Was dann folgte, war der denkwürdige Auftritt der Geschädigten. Nach Aktenlage Kindergärtnerin im Hauptberuf und deutsche Staatsangehörige mit dem Namen nach afrikanischen Wurzeln sprach sie – kein Deutsch! Also mussten wir in aller Eile einen Dolmetscher für die englische Sprache beschaffen, was in Lüneburg gar nicht so einfach ist. Nachdem es uns dann doch gelungen war, befragten wir sie insbesondere zu möglichen psychischen Tatfolgen, die sie verneinte. Es gehe ihr gut und wenn sie schnelles Geld brauche, miete sie sich auch weiterhin in Love-Mobilen ein.
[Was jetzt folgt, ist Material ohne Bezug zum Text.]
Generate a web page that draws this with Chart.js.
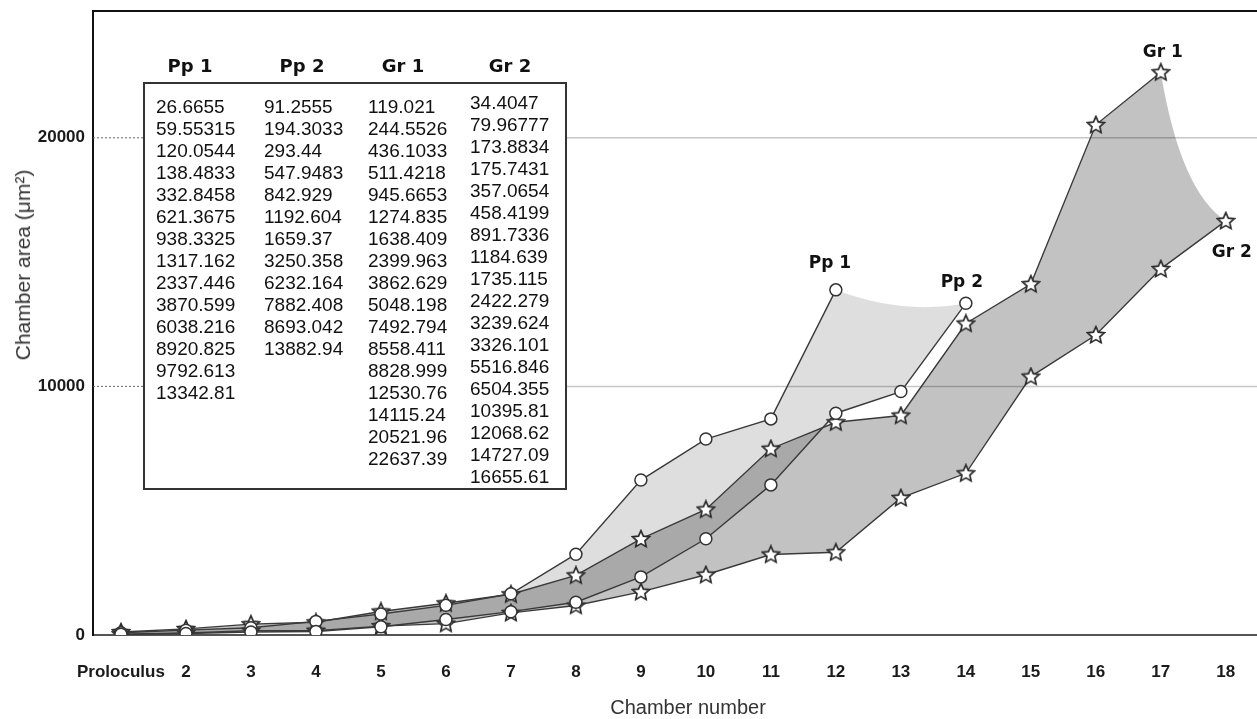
<!DOCTYPE html>
<html>
<head>
<meta charset="utf-8">
<script src="https://cdn.jsdelivr.net/npm/chart.js@4"></script>
<style>
  body { margin: 0; background: #fff; }
  #wrap { position: relative; width: 1257px; height: 719px; }
  #yTitle {
    position: absolute; left: 23px; top: 265px;
    transform: translate(-50%, -50%) rotate(-90deg);
    font: 21px "Liberation Sans", Arial, sans-serif; color: #333; white-space: nowrap;
  }
  #xTitle {
    position: absolute; left: 688px; top: 707px;
    transform: translate(-50%, -50%);
    font: 20px "Liberation Sans", Arial, sans-serif; color: #333; white-space: nowrap;
  }
  #dataBox {
    position: absolute; left: 143px; top: 82px; width: 420px; height: 404px;
    border: 2px solid #333; background: #fff; box-sizing: content-box;
  }
  .col { position: absolute; font: 19px "Liberation Sans", Arial, sans-serif; line-height: 22px; color: #111; }
  .head { position: absolute; width: 100px; text-align: center; font: bold 18px "DejaVu Sans", sans-serif; color: #111; }
</style>
</head>
<body>
<div id="wrap">
  <canvas id="myChart" width="1257" height="719"></canvas>
  <div id="yTitle">Chamber area (μm²)</div>
  <div id="xTitle">Chamber number</div>
  <div id="heads"></div>
  <div id="dataBox"></div>
</div>
<script>
// chamber labels on the x axis
const categories = ['Proloculus', '2', '3', '4', '5', '6', '7', '8', '9', '10', '11', '12', '13', '14', '15', '16', '17', '18']
const yTicks = [0, 10000, 20000]

// chamber areas (µm²) per specimen
const pp1 = [26.6655, 59.55315, 120.0544, 138.4833, 332.8458, 621.3675, 938.3325, 1317.162, 2337.446, 3870.599, 6038.216, 8920.825, 9792.613, 13342.81]
const pp2 = [91.2555, 194.3033, 293.44, 547.9483, 842.929, 1192.604, 1659.37, 3250.358, 6232.164, 7882.408, 8693.042, 13882.94]
const gr1 = [119.021, 244.5526, 436.1033, 511.4218, 945.6653, 1274.835, 1638.409, 2399.963, 3862.629, 5048.198, 7492.794, 8558.411, 8828.999, 12530.76, 14115.24, 20521.96, 22637.39]
const gr2 = [34.4047, 79.96777, 173.8834, 175.7431, 357.0654, 458.4199, 891.7336, 1184.639, 1735.115, 2422.279, 3239.624, 3326.101, 5516.846, 6504.355, 10395.81, 12068.62, 14727.09, 16655.61]

const seriesNames = ['Pp 1', 'Pp 2', 'Gr 1', 'Gr 2']
// text written at the end of each line, as in the figure
const endLabels = ['Pp 2', 'Pp 1', 'Gr 1', 'Gr 2']

const TABLE_LEFT = 143
const lineColor = '#3a3a3a'

// table inset, built from the same arrays
const heads = document.getElementById('heads')
const box = document.getElementById('dataBox')
const headCenters = [190, 302, 403, 510]
const colLefts = [11, 119, 223, 325]
const colTops = [12, 12, 12, 8]
;[pp1, pp2, gr1, gr2].forEach((arr, i) => {
  const h = document.createElement('div')
  h.className = 'head'
  h.style.left = headCenters[i] - 50 + 'px'
  h.style.top = '55px'
  h.textContent = seriesNames[i]
  heads.appendChild(h)
  const c = document.createElement('div')
  c.className = 'col'
  c.style.left = colLefts[i] + 'px'
  c.style.top = colTops[i] + 'px'
  c.innerHTML = arr.map((v) => String(v)).join('<br>')
  box.appendChild(c)
})

// outlined star marker
function makeStar(size) {
  const c = document.createElement('canvas')
  c.width = c.height = size
  const g = c.getContext('2d')
  const cx = size / 2, cy = size / 2 + 0.5
  const R = size / 2 - 1.2, r = R * 0.47
  g.beginPath()
  for (let k = 0; k < 10; k++) {
    const a = -Math.PI / 2 + (k * Math.PI) / 5
    const rad = k % 2 ? r : R
    g.lineTo(cx + rad * Math.cos(a), cy + rad * Math.sin(a))
  }
  g.closePath()
  g.fillStyle = '#fff'
  g.fill()
  g.strokeStyle = '#2a2a2a'
  g.lineWidth = 1.7
  g.stroke()
  return c
}
const star = makeStar(20)

const toXY = (arr) => arr.map((v, i) => ({ x: i + 1, y: v }))

function circleSet(label, arr) {
  return {
    label, data: toXY(arr), borderColor: lineColor, borderWidth: 1.4,
    pointStyle: 'circle', pointRadius: 6, pointBorderWidth: 1.5,
    pointBorderColor: '#333', pointBackgroundColor: '#fff', tension: 0,
  }
}
function starSet(label, arr) {
  return {
    label, data: toXY(arr), borderColor: lineColor, borderWidth: 1.4,
    pointStyle: star, pointRadius: 9, tension: 0,
  }
}

// band between two series, closed by a curve between their last points
function drawBand(chart, upperIdx, lowerIdx, color, cpFn) {
  const up = chart.getDatasetMeta(upperIdx).data
  const lo = chart.getDatasetMeta(lowerIdx).data
  const ctx = chart.ctx
  ctx.save()
  ctx.beginPath()
  up.forEach((p, i) => (i ? ctx.lineTo(p.x, p.y) : ctx.moveTo(p.x, p.y)))
  const a = up[up.length - 1], b = lo[lo.length - 1]
  const cp = cpFn(a, b)
  ctx.quadraticCurveTo(cp.x, cp.y, b.x, b.y)
  for (let i = lo.length - 2; i >= 0; i--) ctx.lineTo(lo[i].x, lo[i].y)
  ctx.closePath()
  ctx.fillStyle = color
  ctx.fill()
  ctx.restore()
}

const bandsPlugin = {
  id: 'bands',
  beforeDatasetsDraw(chart) {
    const { ctx, chartArea, scales } = chart
    // grid: dotted left of the inset, plain grey to the right
    yTicks.forEach((t) => {
      if (!t) return
      const y = scales.y.getPixelForValue(t)
      ctx.save()
      ctx.strokeStyle = '#666'
      ctx.lineWidth = 1
      ctx.setLineDash([2, 2])
      ctx.beginPath()
      ctx.moveTo(chartArea.left, y)
      ctx.lineTo(TABLE_LEFT, y)
      ctx.stroke()
      ctx.setLineDash([])
      ctx.strokeStyle = '#c6c6c6'
      ctx.lineWidth = 1.5
      ctx.beginPath()
      ctx.moveTo(TABLE_LEFT, y)
      ctx.lineTo(chartArea.right, y)
      ctx.stroke()
      ctx.restore()
    })
    drawBand(chart, 1, 0, 'rgba(0,0,0,0.13)', (a, b) => ({ x: (a.x + b.x) / 2, y: Math.max(a.y, b.y) + 12 }))
    drawBand(chart, 2, 3, 'rgba(0,0,0,0.24)', (a, b) => ({ x: a.x + (b.x - a.x) * 0.3, y: a.y + (b.y - a.y) * 0.8 }))
  },
  afterDraw(chart) {
    const { ctx, chartArea } = chart
    ctx.save()
    ctx.strokeStyle = '#111'
    ctx.lineWidth = 2
    ctx.beginPath()
    ctx.moveTo(chartArea.left, chartArea.top)
    ctx.lineTo(chartArea.right, chartArea.top)
    ctx.stroke()
    // end-of-line labels
    const offs = [[-4, -21], [-6, -26], [2, -20], [6, 32]]
    ctx.font = 'bold 17px "DejaVu Sans", sans-serif'
    ctx.fillStyle = '#111'
    ctx.textAlign = 'center'
    ctx.textBaseline = 'middle'
    endLabels.forEach((txt, i) => {
      const pts = chart.getDatasetMeta(i).data
      const p = pts[pts.length - 1]
      ctx.fillText(txt, p.x + offs[i][0], p.y + offs[i][1])
    })
    ctx.restore()
  },
}

const tickFont = { family: '"Liberation Sans", Arial, sans-serif', size: 17, weight: 'bold' }
// invisible tick marks set the label gap without padding the chart sides
const hiddenTicks = (len) => ({ display: true, drawOnChartArea: false, drawTicks: true, tickLength: len, tickColor: 'rgba(0,0,0,0)' })

const config = {
  type: 'line',
  data: {
    datasets: [
      circleSet(seriesNames[0], pp1),
      circleSet(seriesNames[1], pp2),
      starSet(seriesNames[2], gr1),
      starSet(seriesNames[3], gr2),
    ],
  },
  options: {
    responsive: false,
    animation: false,
    layout: { autoPadding: false, padding: { top: 11, right: 0, left: 0, bottom: 0 } },
    plugins: { legend: { display: false }, tooltip: { enabled: false } },
    scales: {
      x: {
        type: 'linear',
        min: 0.57,
        max: 18.48,
        afterBuildTicks: (s) => { s.ticks = categories.map((c, i) => ({ value: i + 1 })) },
        afterFit: (s) => { s.height = 84 },
        grid: hiddenTicks(27),
        border: { color: '#555', width: 2 },
        ticks: {
          autoSkip: false, maxRotation: 0, padding: 0, color: '#1a1a1a', font: tickFont,
          callback: (v) => categories[v - 1],
        },
      },
      y: {
        min: 0,
        max: 25100,
        afterBuildTicks: (s) => { s.ticks = yTicks.map((v) => ({ value: v })) },
        afterFit: (s) => { s.width = 93 },
        grid: hiddenTicks(8),
        border: { color: '#111', width: 2 },
        ticks: { padding: 0, color: '#1a1a1a', font: tickFont, callback: (v) => String(v) },
      },
    },
  },
  plugins: [bandsPlugin],
}

var myChart = new Chart(document.getElementById('myChart'), config)
</script>
</body>
</html>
Als sie entlassen worden war, fiel ihr Blick erstmals auf den Angeklagten. Sie stutzte und drehte sich mit den Worten „Was it him?“ zu uns um. Unser Schulterzucken – wir wollten uns in dieser eigenwilligen Situation natürlich nicht befangen machen – quittierte sie mit „Oh, really?“. Dann ging sie zu ihm, klopfte ihm auf die Schulter („It’s allright, son!“) und verließ den Sitzungssaal.

Wir erkannten auf eine Strafbarkeit wegen versuchter schwerer räuberischer Erpressung (§§ 253, 255, 250 Abs. 1 Nr. 1 b), 22 StGB), nahmen einen minder schweren Fall im Sinne von § 250 Abs. 3 StGB an und verhängten eine Freiheitsstrafe von 2 Jahren auf Bewährung. Der Angeklagte hat unsere Erwartungen nicht enttäuscht, nach Ablauf der Bewährungszeit konnte die Reststrafe erlassen werden. Das ist doch mal eine gute Nachricht, oder? Und falls Ihnen eine gute Nachricht nicht reicht, habe ich noch eine weitere für Sie: Das Oberverwaltungsgericht Lüneburg (OVG Lüneburg, 26.11.2012, 9 LB 51/12, NVwZ-RR 2013, 531) hat entschieden, dass der Vermieter von „Love-Mobilen“ – anders als der Betreiber eines „Laufhauses“ – keine Vergnügungssteuer schuldet! In diesem Sinne – You Gotta Be Shittin‘ Me!